GPU guts

While browsing the message board, i came along some posts discussing the internals of the GPU. More specific, it was about integrating CPU techniques in the GPU. Then i thought of a report i once made for a course, discussing the NVIDIA GR 3 GPU internals. More specific, the CPU architecture used to execute vertex programs. I remebered i had never made that information public. I have some time to spare tonight, so now might be a good moment.

The goal was to explore how advanced the vertex program architecture and its compiler were. This information is not public available, and many sources contrdict each other. I do not claim I am 100% correct, but these are my findings:

  • there are 2 kinds of instructions in VP: SIMD instructions and scalars. Some sources say these are executed in a different number of clock cycles, but i came to the conclusion this is not the case. A number of vertex programs were created, varying the scalar/simd instructions in steps from 100%/0% to 0%/100%. They all showed exactly the same framerate.

  • does the VP CPU use pipelining ? One can make a vertex program that contains (dependant) instructions that would cause an possible pipeline to restart (data hazards). I created a number of vertex programs with the same number of instructions, but containg percentual more data hazard instructions. Result: from 0% to 100% data hazard instructions the framerate dropped from 101 to 55 FPS. This indicated that the VP CPU indead uses pipelining.

  • does the compiler optimize ? Ive created a number of vertex programs with 0% - 100% instructions that do not contribute to the final result (written output registers). The framerate went up, so the VP compiler indead optimizes your code (although it is not to advanced either). eg, it will remove a DP3 R1, R2, R3 instruction if R1 is never used anymore.

  • does the compiler reschedule instructions ?
    re-arranging instructions of the same vertex program, so that it calculates the same result, but contains less or more data hazards, is noticable in the FPS. This means the VP compiler most likely does not optimize your code (or is not very advanced in doing so)
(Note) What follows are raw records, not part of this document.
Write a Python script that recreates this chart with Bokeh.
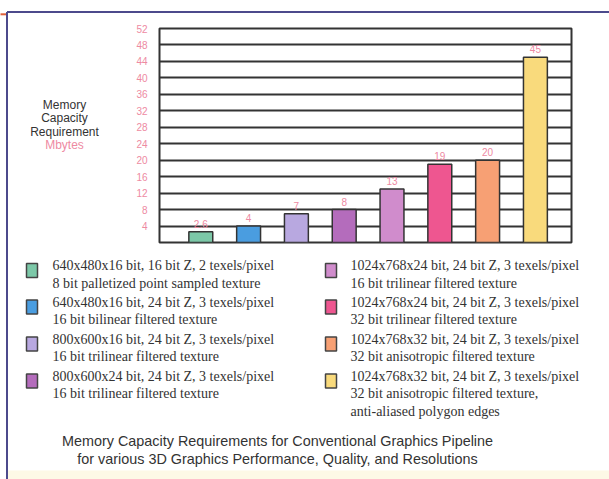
from bokeh.plotting import figure
from bokeh.models import Range1d, FixedTicker, ColumnDataSource
from bokeh.core.properties import value
from bokeh.embed import file_html
from bokeh.resources import INLINE

# ---------------- data ----------------
values = [2.6, 4, 7, 8, 13, 19, 20, 45]
value_labels = ["2.6", "4", "7", "8", "13", "19", "20", "45"]
bar_colors = ["#7cc8a8", "#4a9de0", "#b8a8e0", "#b46cbc",
              "#d08ccc", "#ee5690", "#f7a074", "#f9da7c"]
y_ticks = [4, 8, 12, 16, 20, 24, 28, 32, 36, 40, 44, 48, 52]
legend_labels = [
    "640x480x16 bit, 16 bit Z, 2 texels/pixel\n8 bit palletized point sampled texture",
    "640x480x16 bit, 24 bit Z, 3 texels/pixel\n16 bit bilinear filtered texture",
    "800x600x16 bit, 24 bit Z, 3 texels/pixel\n16 bit trilinear filtered texture",
    "800x600x24 bit, 24 bit Z, 3 texels/pixel\n16 bit trilinear filtered texture",
    "1024x768x24 bit, 24 bit Z, 3 texels/pixel\n16 bit trilinear filtered texture",
    "1024x768x24 bit, 24 bit Z, 3 texels/pixel\n32 bit trilinear filtered texture",
    "1024x768x32 bit, 24 bit Z, 3 texels/pixel\n32 bit anisotropic filtered texture",
    "1024x768x32 bit, 24 bit Z, 3 texels/pixel\n32 bit anisotropic filtered texture,\nanti-aliased polygon edges",
]
axis_title = ["Memory", "Capacity", "Requirement"]
axis_unit = "Mbytes"
title_lines = ["Memory Capacity Requirements for Conventional Graphics Pipeline",
               "for various 3D Graphics Performance, Quality, and Resolutions"]

# ---------------- layout constants (canvas pixels) ----------------
W, H = 609, 479
FL, FR, FT, FB = 159, 571, 28, 242          # plot frame
PINK = "#ee8aa2"
DARK = "#333333"

idx = list(range(len(values)))

p = figure(width=W, height=H, output_backend="svg", toolbar_location=None,
           x_range=Range1d(-0.864, 7.755), y_range=Range1d(0, 52),
           x_axis_type=None, min_border_left=FL, min_border_right=W - FR,
           min_border_top=FT, min_border_bottom=H - FB)
p.background_fill_color = "white"
p.border_fill_color = "white"
p.outline_line_color = DARK
p.outline_line_width = 2

# pixel coordinate ranges for the decorations (values == canvas pixels)
p.extra_x_ranges = {"px": Range1d(FL, FR)}
p.extra_y_ranges = {"py": Range1d(FB, FT)}

ax = p.yaxis[0]
ax.ticker = FixedTicker(ticks=y_ticks)
ax.axis_line_color = None
ax.major_tick_line_color = None
ax.minor_tick_line_color = None
ax.major_label_text_color = PINK
ax.major_label_text_font = "Liberation Sans"
ax.major_label_text_font_size = "10px"
ax.major_label_standoff = 6
p.xgrid.visible = False
p.ygrid.grid_line_color = DARK
p.ygrid.grid_line_width = 2
p.ygrid.ticker = FixedTicker(ticks=y_ticks)

src = ColumnDataSource(dict(x=idx, top=values, color=bar_colors, lab=value_labels))
p.vbar(x="x", top="top", width=0.5, source=src, fill_color="color",
       line_color=DARK, line_width=1.5)
p.text(x="x", y="top", text="lab", source=src, y_offset=-8,
       text_align="center", text_baseline="middle", text_color=PINK,
       text_font=value("Liberation Sans"), text_font_size="10px")

# ---------------- outer frame ----------------
p.quad(left=[7.5], right=[W], top=[470], bottom=[H], fill_color="#fdf9e6",
       line_color=None, x_range_name="px", y_range_name="py", level="overlay")
p.multi_line(xs=[[6.5, 6.5], [6.5, W]], ys=[[H, 11.5], [11.5, 11.5]],
             line_color="#4c4a8c", line_width=2,
             x_range_name="px", y_range_name="py", level="overlay")
p.multi_line(xs=[[0, 5.5]], ys=[[13.8, 13.8]], line_color="#e0603a", line_width=2,
             x_range_name="px", y_range_name="py", level="overlay")

# ---------------- legend ----------------
col_sw = [26, 325]
col_tx = [52, 350]
row_y = [265, 301.5, 338.5, 375.5]
line_h = 17.7
sw_l, sw_r, sw_t, sw_b, tx, ty, tt = [], [], [], [], [], [], []
for i, lab in enumerate(legend_labels):
    c, r = divmod(i, 4)
    y0 = row_y[r]
    sw_l.append(col_sw[c]); sw_r.append(col_sw[c] + 11)
    sw_t.append(y0 - 2); sw_b.append(y0 + 12)
    for k, line in enumerate(lab.split("\n")):
        tx.append(col_tx[c]); ty.append(y0 + k * line_h); tt.append(line)
p.quad(left=sw_l, right=sw_r, top=sw_t, bottom=sw_b, fill_color=bar_colors,
       line_color="#444444", line_width=1.5,
       x_range_name="px", y_range_name="py", level="overlay")
p.text(x=tx, y=ty, text=tt, text_align="left", text_baseline="middle",
       text_color=DARK, text_font=value("Liberation Serif"), text_font_size="14px",
       x_range_name="px", y_range_name="py", level="overlay")

# ---------------- axis title ----------------
at_y = [104, 117.5, 131]
p.text(x=[64] * len(axis_title), y=at_y, text=axis_title, text_align="center",
       text_baseline="middle", text_color=DARK, text_font=value("Liberation Sans"),
       text_font_size="12px", x_range_name="px", y_range_name="py", level="overlay")
p.text(x=[64], y=[144.5], text=[axis_unit], text_align="center",
       text_baseline="middle", text_color=PINK, text_font=value("Liberation Sans"),
       text_font_size="12px", x_range_name="px", y_range_name="py", level="overlay")

# ---------------- chart title ----------------
p.text(x=[277, 277], y=[440, 458], text=title_lines, text_align="center",
       text_baseline="middle", text_color=DARK, text_font=value("Liberation Sans"),
       text_font_size="14.4px", x_range_name="px", y_range_name="py", level="overlay")

open("out.html", "w").write(file_html(p, INLINE))
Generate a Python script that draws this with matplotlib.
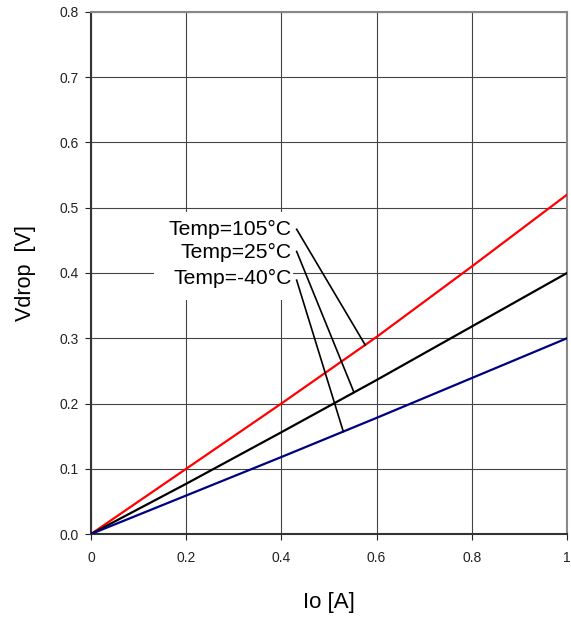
import matplotlib.pyplot as plt
import numpy as np

plt.rcParams['font.family'] = ['Liberation Sans', 'DejaVu Sans']

# output current vs drop voltage at three temperatures
io = [0.0, 0.2, 0.4, 0.6, 0.8, 1.0]
vdrop_105 = [0.0, 0.100, 0.200, 0.302, 0.410, 0.520]
vdrop_25 = [0.0, 0.077, 0.156, 0.236, 0.318, 0.400]
vdrop_m40 = [0.0, 0.059, 0.118, 0.178, 0.239, 0.300]
labels = ['Temp=105°C', 'Temp=25°C', 'Temp=-40°C']
COLORS = ['#ff0000', '#000000', '#000080']

# label anchor (text end) and where each leader line meets its curve
label_pos = [(0.421, 0.466), (0.421, 0.432), (0.421, 0.392)]
leader_start = [(0.432, 0.467), (0.432, 0.433), (0.432, 0.389)]
leader_x = [0.576, 0.5525, 0.530]

fig = plt.figure(figsize=(5.71, 6.17), dpi=100)
ax = fig.add_axes([0.1594, 0.1345, 0.8336, 0.8461])

series = [vdrop_105, vdrop_25, vdrop_m40]
for vals, c in zip(series, COLORS):
    ax.plot(io, vals, color=c, linewidth=1.6, zorder=3)

ax.set_xlim(0, 1)
ax.set_ylim(0, 0.8)
ax.set_xticks(np.arange(0, 1.01, 0.2))
ax.set_xticklabels(['0', '0.2', '0.4', '0.6', '0.8', '1'])
ax.set_yticks(np.arange(0, 0.81, 0.1))
ax.set_yticklabels(['%.1f' % v for v in np.arange(0, 0.81, 0.1)])
ax.tick_params(direction='out', length=4, width=0.8, labelsize=10, colors='#222222')
ax.tick_params(axis='x', pad=8)
ax.tick_params(axis='y', pad=5)
ax.grid(True, color='#444444', linewidth=0.8, zorder=1)
ax.set_axisbelow(True)
for side in ['top', 'right']:
    ax.spines[side].set_color('#888888')
    ax.spines[side].set_linewidth(1.5)
for side in ['left', 'bottom']:
    ax.spines[side].set_color('#333333')
    ax.spines[side].set_linewidth(1.5)

# white box behind the labels hides the grid there
ax.add_patch(plt.Rectangle((0.132, 0.3586), 0.292, 0.1354, facecolor='white',
                           edgecolor='none', zorder=2))
for i, lab in enumerate(labels):
    ax.text(label_pos[i][0], label_pos[i][1], lab, ha='right', va='center',
            fontsize=15.2, zorder=4)
    x1 = leader_x[i]
    y1 = np.interp(x1, io, series[i])
    ax.plot([leader_start[i][0], x1], [leader_start[i][1], y1], color='black',
            linewidth=1.2, zorder=4)

ax.set_xlabel('Io [A]', fontsize=16, labelpad=20)
ax.set_ylabel('Vdrop  [V]', fontsize=15.5, labelpad=17)

fig.savefig('out.png', dpi=100)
clearly the compiler issues have their impact on how the first tests have to be setup (eg if inserting non contributing instructions, they will be optimized away).

these experiments were executed on a NVIDIA GF3 with the NV_vertex_program extension. Again, i do not claim that my conclusions are correct (but i do believe so). What most surprised me, is that apparently the VP CPU uses some kind of pipelining, although most instructions in a vp are indead dependant on the other.